DATA SEGMENT.
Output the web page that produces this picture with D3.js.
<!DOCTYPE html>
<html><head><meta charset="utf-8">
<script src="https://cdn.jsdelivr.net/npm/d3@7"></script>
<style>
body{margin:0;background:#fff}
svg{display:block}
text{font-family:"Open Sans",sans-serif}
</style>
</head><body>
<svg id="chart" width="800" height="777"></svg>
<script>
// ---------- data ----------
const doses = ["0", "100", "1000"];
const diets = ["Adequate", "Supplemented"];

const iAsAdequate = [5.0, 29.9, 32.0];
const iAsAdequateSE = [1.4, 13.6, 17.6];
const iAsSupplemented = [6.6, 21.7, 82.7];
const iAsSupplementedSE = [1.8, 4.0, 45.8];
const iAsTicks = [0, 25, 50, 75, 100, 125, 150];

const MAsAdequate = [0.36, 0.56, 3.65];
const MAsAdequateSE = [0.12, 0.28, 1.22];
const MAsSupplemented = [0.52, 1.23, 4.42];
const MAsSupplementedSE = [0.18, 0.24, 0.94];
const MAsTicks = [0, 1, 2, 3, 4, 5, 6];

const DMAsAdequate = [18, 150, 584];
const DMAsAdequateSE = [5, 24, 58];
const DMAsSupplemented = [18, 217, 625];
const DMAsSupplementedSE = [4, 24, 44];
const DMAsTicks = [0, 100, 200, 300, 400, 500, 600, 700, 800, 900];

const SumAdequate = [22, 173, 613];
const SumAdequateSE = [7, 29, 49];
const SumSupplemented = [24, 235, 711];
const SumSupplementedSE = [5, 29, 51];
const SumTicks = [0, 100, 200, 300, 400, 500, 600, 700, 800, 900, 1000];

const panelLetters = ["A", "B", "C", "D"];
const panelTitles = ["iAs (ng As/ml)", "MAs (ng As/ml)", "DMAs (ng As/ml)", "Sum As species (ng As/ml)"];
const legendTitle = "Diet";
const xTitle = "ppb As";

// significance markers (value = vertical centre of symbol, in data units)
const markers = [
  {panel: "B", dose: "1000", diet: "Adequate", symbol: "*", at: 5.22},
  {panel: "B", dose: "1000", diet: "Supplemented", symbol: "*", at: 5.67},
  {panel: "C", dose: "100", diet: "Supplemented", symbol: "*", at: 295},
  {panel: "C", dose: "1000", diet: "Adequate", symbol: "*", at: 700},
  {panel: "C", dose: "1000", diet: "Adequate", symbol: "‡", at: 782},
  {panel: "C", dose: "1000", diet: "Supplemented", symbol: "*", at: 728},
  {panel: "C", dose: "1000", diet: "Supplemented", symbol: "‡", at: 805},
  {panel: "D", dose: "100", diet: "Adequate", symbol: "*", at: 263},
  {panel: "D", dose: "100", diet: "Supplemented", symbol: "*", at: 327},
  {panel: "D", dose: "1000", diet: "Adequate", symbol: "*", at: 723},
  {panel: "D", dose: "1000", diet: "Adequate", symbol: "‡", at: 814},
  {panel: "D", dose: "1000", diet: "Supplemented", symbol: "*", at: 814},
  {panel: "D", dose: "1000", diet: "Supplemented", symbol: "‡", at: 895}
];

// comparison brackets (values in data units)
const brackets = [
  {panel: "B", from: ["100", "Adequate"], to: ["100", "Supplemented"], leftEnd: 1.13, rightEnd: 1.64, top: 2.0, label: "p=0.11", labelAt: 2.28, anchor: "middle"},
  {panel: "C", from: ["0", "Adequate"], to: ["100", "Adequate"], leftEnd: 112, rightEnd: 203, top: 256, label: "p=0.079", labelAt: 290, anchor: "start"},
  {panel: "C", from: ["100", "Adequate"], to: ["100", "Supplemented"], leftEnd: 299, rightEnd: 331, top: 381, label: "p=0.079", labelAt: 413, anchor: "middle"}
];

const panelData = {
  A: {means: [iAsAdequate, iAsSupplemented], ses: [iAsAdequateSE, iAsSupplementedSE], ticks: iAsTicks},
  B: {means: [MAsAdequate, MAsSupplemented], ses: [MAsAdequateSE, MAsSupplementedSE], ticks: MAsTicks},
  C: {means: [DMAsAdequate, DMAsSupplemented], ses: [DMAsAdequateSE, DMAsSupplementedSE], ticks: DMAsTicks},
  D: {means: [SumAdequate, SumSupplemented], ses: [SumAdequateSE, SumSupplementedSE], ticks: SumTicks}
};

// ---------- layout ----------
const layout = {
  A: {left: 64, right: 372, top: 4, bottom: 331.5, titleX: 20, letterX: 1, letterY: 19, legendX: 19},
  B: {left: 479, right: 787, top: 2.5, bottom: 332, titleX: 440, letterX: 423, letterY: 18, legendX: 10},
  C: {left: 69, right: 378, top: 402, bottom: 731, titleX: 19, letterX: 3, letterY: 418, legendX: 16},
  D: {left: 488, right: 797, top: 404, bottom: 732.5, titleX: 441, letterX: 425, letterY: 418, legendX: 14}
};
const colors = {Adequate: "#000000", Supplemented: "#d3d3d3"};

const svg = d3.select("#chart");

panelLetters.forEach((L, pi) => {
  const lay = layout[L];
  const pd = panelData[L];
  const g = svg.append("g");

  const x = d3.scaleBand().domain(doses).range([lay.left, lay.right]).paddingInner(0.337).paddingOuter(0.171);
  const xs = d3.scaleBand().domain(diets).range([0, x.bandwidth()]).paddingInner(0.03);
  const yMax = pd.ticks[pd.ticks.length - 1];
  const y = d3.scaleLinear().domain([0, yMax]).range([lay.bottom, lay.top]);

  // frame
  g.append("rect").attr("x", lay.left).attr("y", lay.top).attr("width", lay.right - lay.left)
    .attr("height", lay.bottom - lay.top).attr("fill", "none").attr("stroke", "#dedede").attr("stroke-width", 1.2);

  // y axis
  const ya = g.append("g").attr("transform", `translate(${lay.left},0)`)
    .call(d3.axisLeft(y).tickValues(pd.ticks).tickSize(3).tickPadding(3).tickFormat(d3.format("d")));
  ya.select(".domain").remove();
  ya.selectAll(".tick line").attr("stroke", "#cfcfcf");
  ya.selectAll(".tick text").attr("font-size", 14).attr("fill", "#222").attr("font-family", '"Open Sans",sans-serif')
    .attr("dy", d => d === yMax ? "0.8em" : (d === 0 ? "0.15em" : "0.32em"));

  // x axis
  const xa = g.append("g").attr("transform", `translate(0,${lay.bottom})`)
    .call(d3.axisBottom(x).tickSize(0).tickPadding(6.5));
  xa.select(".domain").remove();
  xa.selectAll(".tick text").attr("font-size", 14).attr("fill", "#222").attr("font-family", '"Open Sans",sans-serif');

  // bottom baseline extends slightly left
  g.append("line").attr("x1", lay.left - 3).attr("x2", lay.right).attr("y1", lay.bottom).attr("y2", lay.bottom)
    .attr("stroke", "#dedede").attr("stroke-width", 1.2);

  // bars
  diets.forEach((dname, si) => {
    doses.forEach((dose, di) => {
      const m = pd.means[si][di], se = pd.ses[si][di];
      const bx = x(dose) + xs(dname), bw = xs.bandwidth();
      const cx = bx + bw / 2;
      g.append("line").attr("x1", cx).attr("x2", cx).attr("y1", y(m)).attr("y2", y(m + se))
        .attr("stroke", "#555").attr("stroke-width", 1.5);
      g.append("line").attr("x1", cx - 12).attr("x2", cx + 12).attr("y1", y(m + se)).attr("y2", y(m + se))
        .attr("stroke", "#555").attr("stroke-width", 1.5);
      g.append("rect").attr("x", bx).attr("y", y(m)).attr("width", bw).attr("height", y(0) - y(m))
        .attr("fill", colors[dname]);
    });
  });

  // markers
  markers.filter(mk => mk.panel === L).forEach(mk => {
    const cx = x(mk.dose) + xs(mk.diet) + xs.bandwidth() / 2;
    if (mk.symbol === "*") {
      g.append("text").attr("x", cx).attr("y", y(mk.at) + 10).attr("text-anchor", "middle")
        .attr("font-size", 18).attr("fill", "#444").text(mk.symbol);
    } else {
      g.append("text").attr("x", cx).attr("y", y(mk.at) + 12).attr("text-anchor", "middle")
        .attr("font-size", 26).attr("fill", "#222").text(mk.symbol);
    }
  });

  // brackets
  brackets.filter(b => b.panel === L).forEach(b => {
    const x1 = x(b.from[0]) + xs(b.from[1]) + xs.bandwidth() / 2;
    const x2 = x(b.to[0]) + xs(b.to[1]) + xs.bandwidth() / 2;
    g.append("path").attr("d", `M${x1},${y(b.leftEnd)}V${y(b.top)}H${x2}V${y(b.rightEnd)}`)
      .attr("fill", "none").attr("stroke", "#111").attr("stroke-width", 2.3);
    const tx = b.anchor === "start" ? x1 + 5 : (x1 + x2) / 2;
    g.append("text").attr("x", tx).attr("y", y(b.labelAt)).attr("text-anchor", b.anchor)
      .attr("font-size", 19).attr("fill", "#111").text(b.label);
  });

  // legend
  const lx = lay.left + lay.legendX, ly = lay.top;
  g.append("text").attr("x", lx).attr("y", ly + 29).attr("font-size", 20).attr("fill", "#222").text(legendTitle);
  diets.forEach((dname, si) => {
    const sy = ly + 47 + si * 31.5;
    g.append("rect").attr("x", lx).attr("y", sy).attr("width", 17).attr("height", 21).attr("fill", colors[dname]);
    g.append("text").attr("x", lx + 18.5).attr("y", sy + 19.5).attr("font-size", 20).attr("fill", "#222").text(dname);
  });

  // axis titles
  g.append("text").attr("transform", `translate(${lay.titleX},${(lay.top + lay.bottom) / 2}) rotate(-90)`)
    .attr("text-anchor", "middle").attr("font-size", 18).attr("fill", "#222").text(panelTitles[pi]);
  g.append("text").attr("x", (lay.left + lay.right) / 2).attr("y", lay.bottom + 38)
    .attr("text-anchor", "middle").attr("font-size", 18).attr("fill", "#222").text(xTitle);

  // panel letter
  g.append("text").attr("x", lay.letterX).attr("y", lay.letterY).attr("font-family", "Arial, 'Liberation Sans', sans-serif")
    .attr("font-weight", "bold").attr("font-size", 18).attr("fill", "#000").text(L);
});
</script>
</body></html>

TASK DESCRIPTION. Quote exactly the opening line of the material above and every line after it, up to and including the line that contains "const MAsTicks = [0, 1, 2, 3, 4, 5, 6];".

FULL ANSWER.
Output the web page that produces this picture with D3.js.
<!DOCTYPE html>
<html><head><meta charset="utf-8">
<script src="https://cdn.jsdelivr.net/npm/d3@7"></script>
<style>
body{margin:0;background:#fff}
svg{display:block}
text{font-family:"Open Sans",sans-serif}
</style>
</head><body>
<svg id="chart" width="800" height="777"></svg>
<script>
// ---------- data ----------
const doses = ["0", "100", "1000"];
const diets = ["Adequate", "Supplemented"];

const iAsAdequate = [5.0, 29.9, 32.0];
const iAsAdequateSE = [1.4, 13.6, 17.6];
const iAsSupplemented = [6.6, 21.7, 82.7];
const iAsSupplementedSE = [1.8, 4.0, 45.8];
const iAsTicks = [0, 25, 50, 75, 100, 125, 150];

const MAsAdequate = [0.36, 0.56, 3.65];
const MAsAdequateSE = [0.12, 0.28, 1.22];
const MAsSupplemented = [0.52, 1.23, 4.42];
const MAsSupplementedSE = [0.18, 0.24, 0.94];
const MAsTicks = [0, 1, 2, 3, 4, 5, 6];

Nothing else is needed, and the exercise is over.